* _Problem description_
Only the lines from the start of the data through the line containing "plt.rcParams['font.family'] = ['Liberation" should be written out, exactly as they are, with both ends included and the pictures left out.

..........

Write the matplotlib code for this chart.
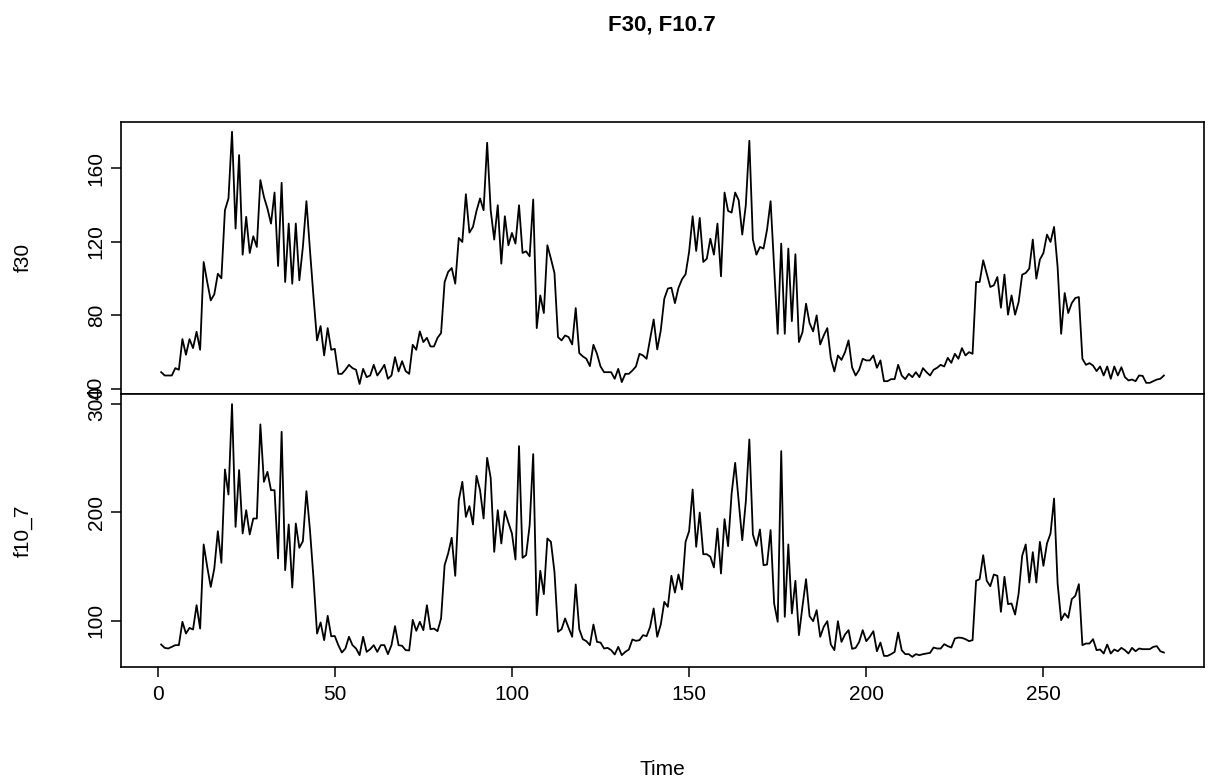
import matplotlib
matplotlib.use("Agg")
import matplotlib.pyplot as plt
import numpy as np

plt.rcParams['font.family'] = ['Liberation Sans', 'DejaVu Sans']

# monthly series, time index 1..284
f30 = [48.9, 47.1, 47.1, 47.1, 51.1, 50.2, 66.9, 58.4, 66.9, 62.0,
       70.9, 61.1, 108.9, 98.0, 88.0, 91.3, 102.5, 100.0, 137.1, 143.5,
       179.8, 127.1, 167.1, 112.9, 133.5, 113.8, 122.9, 117.1, 153.5, 144.4,
       138.0, 129.8, 146.7, 106.7, 152.0, 98.0, 129.8, 97.1, 129.8, 98.9,
       117.1, 142.0, 115.3, 89.8, 66.2, 74.0, 58.0, 72.9, 61.1, 61.6,
       48.0, 48.0, 50.2, 52.9, 51.1, 50.2, 42.5, 50.7, 46.2, 47.1,
       52.9, 47.1, 49.8, 52.9, 45.3, 47.1, 57.1, 49.3, 54.9, 49.5,
       48.0, 63.8, 61.1, 71.1, 65.3, 67.6, 62.9, 62.9, 67.6, 70.2,
       98.0, 103.5, 105.6, 97.1, 122.0, 119.8, 145.8, 124.9, 128.0, 136.7,
       143.5, 137.1, 173.8, 137.1, 121.1, 139.8, 108.0, 133.8, 118.0, 124.7,
       118.9, 139.8, 113.8, 114.7, 112.0, 142.9, 72.9, 90.7, 81.1, 118.0,
       110.7, 102.9, 68.0, 66.2, 68.9, 68.0, 64.0, 83.8, 59.3, 57.5,
       56.2, 52.2, 63.8, 58.9, 52.0, 48.9, 48.9, 48.9, 45.3, 50.7,
       43.5, 48.0, 48.0, 49.8, 52.0, 58.9, 58.0, 56.2, 67.1, 77.6,
       61.3, 71.6, 88.9, 94.4, 94.9, 86.5, 94.8, 99.5, 102.2, 114.4,
       133.8, 114.9, 132.9, 108.9, 110.7, 121.6, 112.9, 129.8, 101.1, 146.7,
       136.7, 135.8, 146.7, 142.5, 123.8, 139.8, 174.9, 121.1, 112.9, 117.1,
       116.2, 126.5, 142.0, 106.2, 69.8, 118.9, 69.8, 116.2, 76.7, 113.1,
       65.3, 70.7, 86.2, 75.6, 71.1, 79.8, 64.0, 68.9, 72.9, 56.5,
       49.3, 58.0, 55.6, 59.8, 66.2, 51.5, 47.1, 50.2, 56.2, 55.3,
       55.3, 58.0, 51.3, 55.3, 44.0, 44.0, 45.1, 45.1, 52.9, 47.1,
       45.1, 48.0, 46.2, 48.9, 46.2, 51.1, 48.9, 47.1, 50.2, 51.3,
       52.9, 52.0, 56.7, 54.0, 58.9, 56.2, 62.0, 58.0, 59.8, 58.9,
       98.0, 98.0, 109.8, 102.5, 95.3, 96.2, 100.7, 84.0, 102.0, 80.2,
       90.7, 80.2, 87.1, 102.0, 102.9, 105.3, 121.1, 99.8, 110.2, 113.8,
       123.8, 119.8, 128.0, 106.2, 69.8, 92.0, 81.1, 86.5, 89.3, 89.8,
       56.2, 52.9, 53.8, 52.5, 49.5, 52.0, 47.1, 52.0, 45.3, 52.0,
       47.1, 51.6, 46.2, 44.4, 44.9, 44.0, 47.1, 46.9, 43.1, 43.1,
       44.0, 44.9, 45.3, 47.1]

f10_7 = [78.2, 75.1, 74.5, 76.0, 77.6, 77.6, 99.1, 88.3, 93.5, 92.0,
         114.4, 92.9, 170.4, 149.8, 131.3, 148.2, 182.6, 153.5, 239.5, 216.4,
         299.7, 186.6, 238.9, 180.5, 202.0, 179.6, 194.3, 194.3, 281.0, 228.1,
         237.3, 220.4, 220.4, 157.5, 274.2, 146.7, 188.8, 130.7, 189.7, 167.3,
         173.4, 219.5, 183.6, 139.0, 88.3, 98.5, 82.2, 104.6, 85.8, 86.0,
         77.6, 70.8, 74.5, 85.3, 77.6, 74.5, 68.4, 85.3, 71.4, 73.9,
         77.6, 71.4, 77.6, 77.6, 69.3, 77.6, 95.1, 77.6, 77.0, 73.0,
         72.7, 100.9, 90.8, 99.1, 91.4, 114.4, 92.3, 92.9, 90.5, 102.2,
         151.3, 162.1, 176.5, 141.5, 211.2, 228.1, 195.8, 205.7, 188.8, 233.6,
         220.4, 194.3, 250.2, 231.8, 163.6, 202.0, 171.3, 201.1, 190.5, 180.5,
         156.5, 261.0, 158.1, 160.5, 188.2, 253.6, 105.2, 146.1, 124.6, 175.9,
         172.8, 145.2, 89.9, 92.3, 102.2, 93.5, 85.3, 133.5, 92.3, 83.1,
         81.3, 77.6, 96.6, 80.6, 80.0, 74.5, 75.1, 73.0, 69.0, 76.0,
         68.4, 71.4, 73.6, 82.8, 81.6, 82.2, 86.8, 85.9, 94.5, 111.4,
         85.3, 96.6, 117.5, 112.9, 141.5, 126.1, 142.7, 128.9, 172.8, 182.6,
         221.0, 168.2, 199.8, 161.4, 161.4, 159.0, 149.2, 185.1, 143.6, 193.7,
         168.8, 217.4, 245.6, 209.7, 174.3, 209.7, 267.1, 179.6, 169.1, 184.2,
         151.3, 151.9, 183.6, 116.0, 99.1, 256.4, 103.7, 170.4, 106.8, 136.9,
         86.8, 113.5, 138.4, 104.3, 99.7, 109.8, 85.3, 94.5, 99.7, 78.2,
         73.0, 99.7, 80.6, 87.4, 91.4, 74.2, 75.1, 80.6, 91.4, 81.3,
         85.3, 90.5, 72.0, 80.0, 67.7, 67.7, 69.3, 71.4, 89.2, 73.0,
         69.3, 69.3, 66.8, 69.3, 68.4, 69.3, 69.9, 70.5, 75.4, 74.5,
         74.5, 78.5, 76.7, 75.4, 83.7, 84.6, 84.3, 83.1, 81.3, 82.2,
         136.9, 138.4, 160.5, 136.9, 131.9, 142.7, 141.5, 108.3, 140.6, 115.4,
         116.0, 105.8, 125.2, 159.9, 170.4, 135.3, 163.3, 135.3, 172.8, 150.7,
         171.3, 180.5, 212.7, 134.4, 100.6, 106.8, 102.8, 120.0, 123.0, 133.8,
         77.6, 79.1, 79.1, 83.1, 73.0, 73.6, 69.9, 78.2, 69.9, 73.6,
         72.0, 75.1, 73.0, 69.9, 75.1, 72.0, 74.5, 73.9, 73.9, 73.9,
         76.0, 76.7, 72.0, 70.8]

time = np.arange(1, len(f30) + 1)

fig = plt.figure(figsize=(12.08, 7.79), dpi=100)
ax1 = fig.add_axes([0.1002, 0.4942, 0.8965, 0.3496])
ax2 = fig.add_axes([0.1002, 0.1438, 0.8965, 0.3504], sharex=ax1)

ax1.plot(time, f30, color='black', lw=1.3)
ax2.plot(time, f10_7, color='black', lw=1.3)

for ax in (ax1, ax2):
    ax.margins(x=0.04, y=0.04)
    for s in ax.spines.values():
        s.set_linewidth(1.2)
    ax.tick_params(axis='y', labelsize=15, length=7, width=1.1, pad=4)

ax1.set_yticks([40, 80, 120, 160])
ax2.set_yticks([100, 200, 300])
for ax in (ax1, ax2):
    plt.setp(ax.get_yticklabels(), rotation=90, va='center')

ax1.tick_params(axis='x', bottom=False, labelbottom=False)
ax2.set_xticks([0, 50, 100, 150, 200, 250])
ax2.tick_params(axis='x', labelsize=15, length=7, width=1.1, pad=6)

ax1.set_ylabel('f30', fontsize=15)
ax2.set_ylabel('f10_7', fontsize=15)
ax1.yaxis.set_label_coords(-0.0815, 0.5)
ax2.yaxis.set_label_coords(-0.0815, 0.5)
ax2.set_xlabel('Time', fontsize=15, labelpad=40)

fig.suptitle('F30, F10.7', fontsize=16, fontweight='bold', x=0.548, y=0.982)

fig.savefig('out.png', dpi=100)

..........

* _Solved exercise_
Write the matplotlib code for this chart.
import matplotlib
matplotlib.use("Agg")
import matplotlib.pyplot as plt
import numpy as np

plt.rcParams['font.family'] = ['Liberation Sans', 'DejaVu Sans']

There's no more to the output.